• _DATASET RECORDS_:
────────────────────

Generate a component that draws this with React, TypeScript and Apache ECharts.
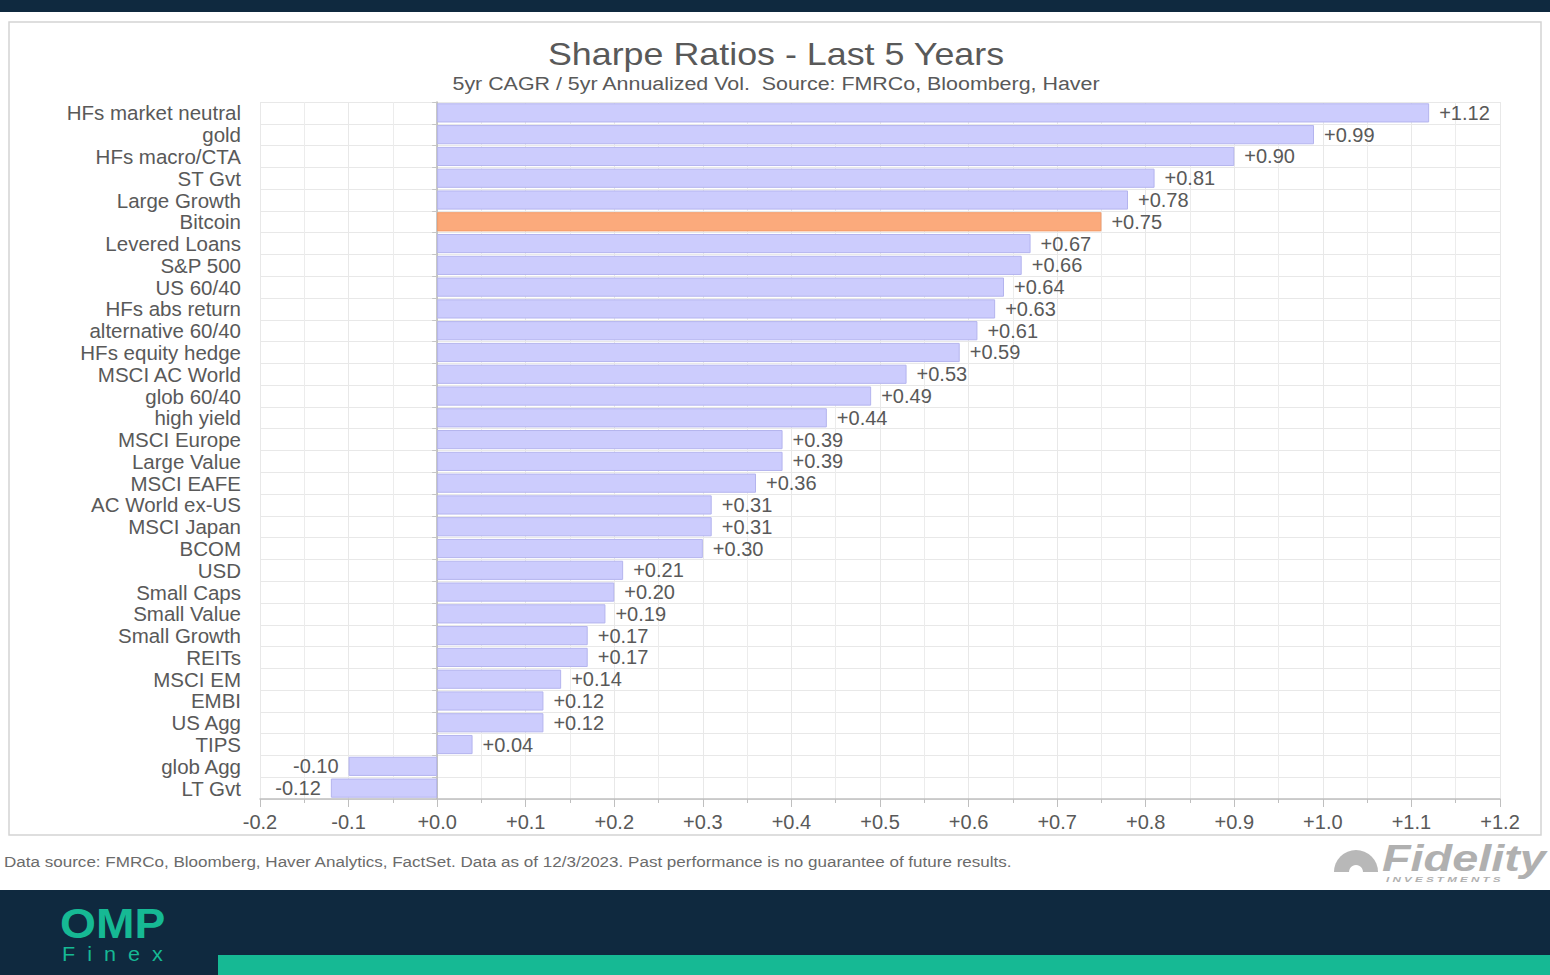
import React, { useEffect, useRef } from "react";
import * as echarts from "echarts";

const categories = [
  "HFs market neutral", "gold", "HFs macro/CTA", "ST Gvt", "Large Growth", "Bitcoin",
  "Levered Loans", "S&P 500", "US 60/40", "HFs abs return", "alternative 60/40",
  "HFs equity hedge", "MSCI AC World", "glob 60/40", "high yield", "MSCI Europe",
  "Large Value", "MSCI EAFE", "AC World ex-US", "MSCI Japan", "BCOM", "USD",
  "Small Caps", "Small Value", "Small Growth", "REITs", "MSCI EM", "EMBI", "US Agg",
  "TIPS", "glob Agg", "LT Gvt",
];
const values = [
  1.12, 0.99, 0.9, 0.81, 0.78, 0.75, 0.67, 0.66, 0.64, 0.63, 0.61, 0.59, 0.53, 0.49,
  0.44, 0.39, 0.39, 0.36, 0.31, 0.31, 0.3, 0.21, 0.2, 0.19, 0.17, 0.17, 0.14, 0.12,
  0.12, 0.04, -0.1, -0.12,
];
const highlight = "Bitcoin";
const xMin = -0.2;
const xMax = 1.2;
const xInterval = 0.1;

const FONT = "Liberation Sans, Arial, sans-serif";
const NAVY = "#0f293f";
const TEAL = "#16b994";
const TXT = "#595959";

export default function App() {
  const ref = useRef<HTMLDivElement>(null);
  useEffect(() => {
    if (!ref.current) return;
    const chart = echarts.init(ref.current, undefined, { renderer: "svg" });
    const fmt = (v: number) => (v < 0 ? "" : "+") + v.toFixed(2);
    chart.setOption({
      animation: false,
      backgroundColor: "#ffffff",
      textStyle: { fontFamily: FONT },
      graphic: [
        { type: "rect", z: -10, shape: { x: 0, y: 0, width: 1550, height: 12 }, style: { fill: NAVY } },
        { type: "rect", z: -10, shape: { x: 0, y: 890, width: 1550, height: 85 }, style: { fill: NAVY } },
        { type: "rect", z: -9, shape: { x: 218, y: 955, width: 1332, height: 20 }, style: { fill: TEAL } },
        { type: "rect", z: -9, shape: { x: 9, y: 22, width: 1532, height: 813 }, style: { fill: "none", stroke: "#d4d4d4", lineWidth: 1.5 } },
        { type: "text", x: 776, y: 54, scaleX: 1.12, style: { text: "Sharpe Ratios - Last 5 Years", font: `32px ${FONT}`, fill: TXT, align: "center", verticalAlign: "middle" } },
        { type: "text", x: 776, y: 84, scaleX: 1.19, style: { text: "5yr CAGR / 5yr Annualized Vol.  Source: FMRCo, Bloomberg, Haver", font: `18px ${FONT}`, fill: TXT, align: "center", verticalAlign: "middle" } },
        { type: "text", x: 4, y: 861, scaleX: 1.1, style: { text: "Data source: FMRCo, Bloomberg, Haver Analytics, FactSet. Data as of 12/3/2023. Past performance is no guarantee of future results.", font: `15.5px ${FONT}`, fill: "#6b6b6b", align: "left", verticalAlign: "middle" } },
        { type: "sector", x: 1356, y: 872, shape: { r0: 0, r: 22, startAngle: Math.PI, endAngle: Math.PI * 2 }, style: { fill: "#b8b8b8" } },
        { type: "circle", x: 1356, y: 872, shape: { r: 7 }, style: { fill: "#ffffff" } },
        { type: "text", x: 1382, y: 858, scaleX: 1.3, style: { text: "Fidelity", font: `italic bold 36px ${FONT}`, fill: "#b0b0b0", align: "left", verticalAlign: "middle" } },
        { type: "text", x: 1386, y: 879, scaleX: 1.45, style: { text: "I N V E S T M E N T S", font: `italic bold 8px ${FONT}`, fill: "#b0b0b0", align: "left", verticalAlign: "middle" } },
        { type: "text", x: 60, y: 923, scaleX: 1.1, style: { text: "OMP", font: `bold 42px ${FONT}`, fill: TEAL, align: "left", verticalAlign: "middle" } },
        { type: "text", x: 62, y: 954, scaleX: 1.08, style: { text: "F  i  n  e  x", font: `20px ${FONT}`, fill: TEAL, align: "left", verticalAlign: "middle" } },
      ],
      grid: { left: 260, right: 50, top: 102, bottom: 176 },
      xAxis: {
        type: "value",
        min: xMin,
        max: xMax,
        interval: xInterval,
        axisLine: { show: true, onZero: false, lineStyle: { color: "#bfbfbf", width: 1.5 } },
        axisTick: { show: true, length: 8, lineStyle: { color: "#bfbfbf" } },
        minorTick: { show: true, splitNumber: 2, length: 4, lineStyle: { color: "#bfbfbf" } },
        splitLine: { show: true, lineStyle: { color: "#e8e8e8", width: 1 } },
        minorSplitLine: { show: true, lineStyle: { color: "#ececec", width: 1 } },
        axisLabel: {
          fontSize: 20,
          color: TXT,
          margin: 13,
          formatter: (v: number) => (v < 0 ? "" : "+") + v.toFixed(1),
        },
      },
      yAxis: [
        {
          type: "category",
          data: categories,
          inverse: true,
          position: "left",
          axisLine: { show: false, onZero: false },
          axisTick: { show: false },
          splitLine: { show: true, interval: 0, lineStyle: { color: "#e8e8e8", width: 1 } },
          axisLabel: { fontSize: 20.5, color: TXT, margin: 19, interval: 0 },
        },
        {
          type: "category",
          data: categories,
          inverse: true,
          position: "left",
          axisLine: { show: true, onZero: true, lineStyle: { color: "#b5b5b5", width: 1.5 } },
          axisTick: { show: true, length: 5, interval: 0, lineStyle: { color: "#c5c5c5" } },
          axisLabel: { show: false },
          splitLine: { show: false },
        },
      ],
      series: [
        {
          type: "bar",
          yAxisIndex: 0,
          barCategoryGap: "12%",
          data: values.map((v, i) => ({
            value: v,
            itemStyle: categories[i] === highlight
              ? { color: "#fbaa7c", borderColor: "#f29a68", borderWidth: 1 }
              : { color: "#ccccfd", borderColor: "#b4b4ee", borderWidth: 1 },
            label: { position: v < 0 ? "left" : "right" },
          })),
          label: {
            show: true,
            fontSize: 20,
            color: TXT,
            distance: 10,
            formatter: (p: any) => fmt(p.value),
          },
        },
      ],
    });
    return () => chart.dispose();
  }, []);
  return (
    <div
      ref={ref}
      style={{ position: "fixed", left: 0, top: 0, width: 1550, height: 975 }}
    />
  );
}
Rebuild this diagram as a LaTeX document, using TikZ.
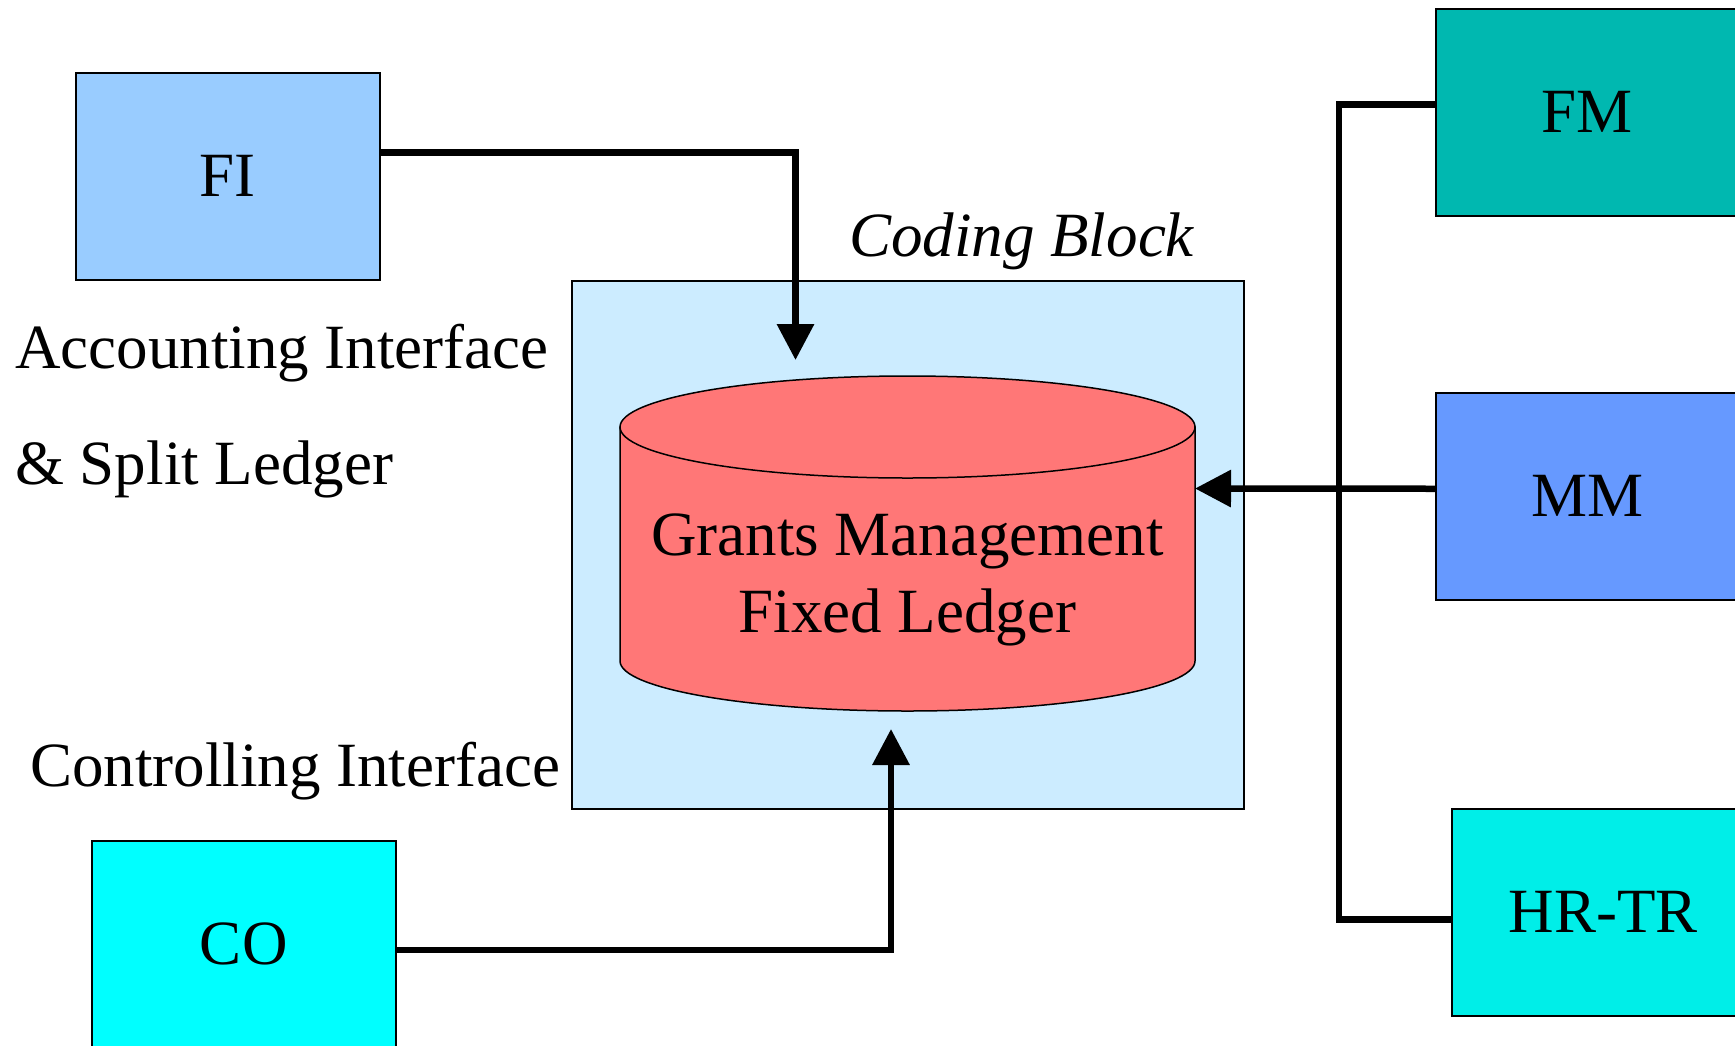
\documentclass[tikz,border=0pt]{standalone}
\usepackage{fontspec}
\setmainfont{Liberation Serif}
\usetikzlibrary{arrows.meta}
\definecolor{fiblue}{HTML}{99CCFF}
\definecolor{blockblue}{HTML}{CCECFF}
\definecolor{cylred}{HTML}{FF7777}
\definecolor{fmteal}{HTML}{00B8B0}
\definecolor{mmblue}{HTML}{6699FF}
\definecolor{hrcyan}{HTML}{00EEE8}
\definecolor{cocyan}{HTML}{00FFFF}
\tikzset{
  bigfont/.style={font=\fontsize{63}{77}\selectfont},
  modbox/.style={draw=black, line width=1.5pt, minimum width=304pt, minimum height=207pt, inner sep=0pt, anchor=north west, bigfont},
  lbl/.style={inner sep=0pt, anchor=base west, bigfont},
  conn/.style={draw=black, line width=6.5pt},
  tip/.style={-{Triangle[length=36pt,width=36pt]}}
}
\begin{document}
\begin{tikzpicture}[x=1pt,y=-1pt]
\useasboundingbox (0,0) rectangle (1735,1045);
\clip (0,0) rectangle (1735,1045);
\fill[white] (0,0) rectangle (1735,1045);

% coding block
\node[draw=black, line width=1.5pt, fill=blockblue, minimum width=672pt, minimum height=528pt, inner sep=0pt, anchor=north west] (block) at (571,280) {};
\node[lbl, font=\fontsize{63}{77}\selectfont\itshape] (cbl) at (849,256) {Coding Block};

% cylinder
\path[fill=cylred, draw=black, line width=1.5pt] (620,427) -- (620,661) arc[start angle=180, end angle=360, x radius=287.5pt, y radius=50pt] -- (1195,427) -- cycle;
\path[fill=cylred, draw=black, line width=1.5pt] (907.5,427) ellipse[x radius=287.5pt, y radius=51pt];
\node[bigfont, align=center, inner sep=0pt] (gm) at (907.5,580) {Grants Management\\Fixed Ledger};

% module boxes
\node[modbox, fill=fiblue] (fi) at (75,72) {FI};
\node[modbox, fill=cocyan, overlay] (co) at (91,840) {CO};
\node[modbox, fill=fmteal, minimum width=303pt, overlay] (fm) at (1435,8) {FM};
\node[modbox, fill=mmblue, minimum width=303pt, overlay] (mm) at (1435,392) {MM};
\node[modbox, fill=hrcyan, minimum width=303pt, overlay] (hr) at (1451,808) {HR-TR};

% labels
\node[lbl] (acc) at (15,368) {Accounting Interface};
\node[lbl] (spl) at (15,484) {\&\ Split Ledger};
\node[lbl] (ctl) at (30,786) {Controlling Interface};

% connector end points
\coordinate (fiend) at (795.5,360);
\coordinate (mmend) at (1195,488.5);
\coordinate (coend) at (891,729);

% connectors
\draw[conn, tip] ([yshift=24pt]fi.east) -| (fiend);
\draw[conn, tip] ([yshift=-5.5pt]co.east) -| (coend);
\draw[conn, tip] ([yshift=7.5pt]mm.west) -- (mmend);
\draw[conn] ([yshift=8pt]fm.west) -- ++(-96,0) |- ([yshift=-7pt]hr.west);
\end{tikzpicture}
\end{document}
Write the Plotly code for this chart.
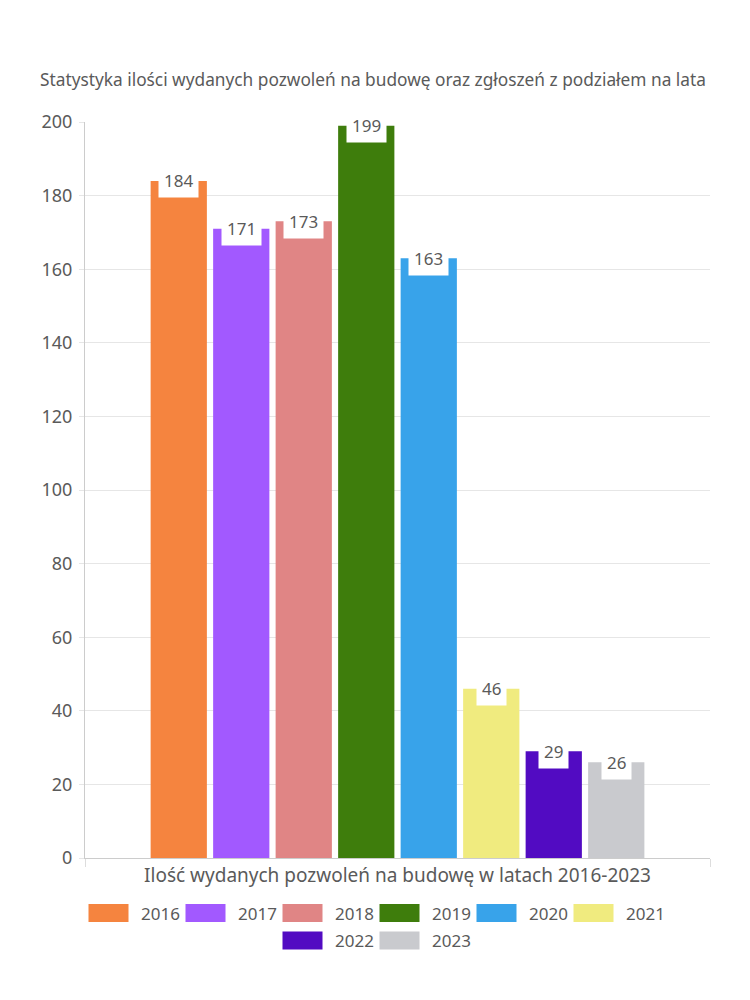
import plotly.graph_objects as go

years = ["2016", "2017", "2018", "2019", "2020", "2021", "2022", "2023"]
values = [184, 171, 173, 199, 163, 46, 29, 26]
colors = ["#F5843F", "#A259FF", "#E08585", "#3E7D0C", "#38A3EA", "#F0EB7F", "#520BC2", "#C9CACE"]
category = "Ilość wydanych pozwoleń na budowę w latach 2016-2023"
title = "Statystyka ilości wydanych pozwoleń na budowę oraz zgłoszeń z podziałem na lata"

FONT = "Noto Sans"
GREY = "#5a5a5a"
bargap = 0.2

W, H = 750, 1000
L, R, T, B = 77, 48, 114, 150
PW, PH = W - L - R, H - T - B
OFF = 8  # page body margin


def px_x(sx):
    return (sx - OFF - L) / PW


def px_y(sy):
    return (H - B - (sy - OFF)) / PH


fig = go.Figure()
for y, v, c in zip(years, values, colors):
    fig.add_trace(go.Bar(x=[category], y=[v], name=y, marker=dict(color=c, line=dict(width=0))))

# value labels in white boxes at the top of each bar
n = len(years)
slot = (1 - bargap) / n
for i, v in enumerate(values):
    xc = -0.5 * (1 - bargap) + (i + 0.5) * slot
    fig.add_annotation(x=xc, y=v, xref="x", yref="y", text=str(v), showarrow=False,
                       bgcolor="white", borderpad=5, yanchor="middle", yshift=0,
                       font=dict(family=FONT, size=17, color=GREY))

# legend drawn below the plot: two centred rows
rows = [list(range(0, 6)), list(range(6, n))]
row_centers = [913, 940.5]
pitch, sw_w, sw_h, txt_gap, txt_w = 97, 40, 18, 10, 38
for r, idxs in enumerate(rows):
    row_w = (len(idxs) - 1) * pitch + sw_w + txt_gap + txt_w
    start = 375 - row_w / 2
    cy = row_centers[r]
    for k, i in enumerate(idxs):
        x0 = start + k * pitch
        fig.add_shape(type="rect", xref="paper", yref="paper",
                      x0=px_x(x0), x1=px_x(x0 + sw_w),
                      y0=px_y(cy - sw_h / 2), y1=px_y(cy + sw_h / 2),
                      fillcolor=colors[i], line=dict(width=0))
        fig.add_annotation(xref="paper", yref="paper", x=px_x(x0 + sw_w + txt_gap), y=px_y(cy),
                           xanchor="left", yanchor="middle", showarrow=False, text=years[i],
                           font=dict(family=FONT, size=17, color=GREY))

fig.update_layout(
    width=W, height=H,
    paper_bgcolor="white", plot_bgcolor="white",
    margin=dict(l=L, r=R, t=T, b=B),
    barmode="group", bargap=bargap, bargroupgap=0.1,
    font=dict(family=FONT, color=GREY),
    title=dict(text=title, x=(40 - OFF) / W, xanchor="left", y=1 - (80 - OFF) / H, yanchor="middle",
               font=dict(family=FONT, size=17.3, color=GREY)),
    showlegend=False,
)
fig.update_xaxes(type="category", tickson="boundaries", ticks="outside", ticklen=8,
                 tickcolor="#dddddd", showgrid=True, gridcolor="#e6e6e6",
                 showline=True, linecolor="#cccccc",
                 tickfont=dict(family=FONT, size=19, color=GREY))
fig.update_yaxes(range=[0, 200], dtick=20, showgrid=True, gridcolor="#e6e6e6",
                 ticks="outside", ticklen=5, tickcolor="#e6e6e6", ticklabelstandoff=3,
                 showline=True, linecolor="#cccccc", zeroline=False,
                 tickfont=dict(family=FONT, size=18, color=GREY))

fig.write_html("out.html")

────────────────────

• _GIVEN EXERCISE_: Only the lines from the start of the material through the line containing "const xInterval = 0.1;" should be transcribed. Pictures stay out.

• _TASK OUTPUT_:
Generate a component that draws this with React, TypeScript and Apache ECharts.
import React, { useEffect, useRef } from "react";
import * as echarts from "echarts";

const categories = [
  "HFs market neutral", "gold", "HFs macro/CTA", "ST Gvt", "Large Growth", "Bitcoin",
  "Levered Loans", "S&P 500", "US 60/40", "HFs abs return", "alternative 60/40",
  "HFs equity hedge", "MSCI AC World", "glob 60/40", "high yield", "MSCI Europe",
  "Large Value", "MSCI EAFE", "AC World ex-US", "MSCI Japan", "BCOM", "USD",
  "Small Caps", "Small Value", "Small Growth", "REITs", "MSCI EM", "EMBI", "US Agg",
  "TIPS", "glob Agg", "LT Gvt",
];
const values = [
  1.12, 0.99, 0.9, 0.81, 0.78, 0.75, 0.67, 0.66, 0.64, 0.63, 0.61, 0.59, 0.53, 0.49,
  0.44, 0.39, 0.39, 0.36, 0.31, 0.31, 0.3, 0.21, 0.2, 0.19, 0.17, 0.17, 0.14, 0.12,
  0.12, 0.04, -0.1, -0.12,
];
const highlight = "Bitcoin";
const xMin = -0.2;
const xMax = 1.2;
const xInterval = 0.1;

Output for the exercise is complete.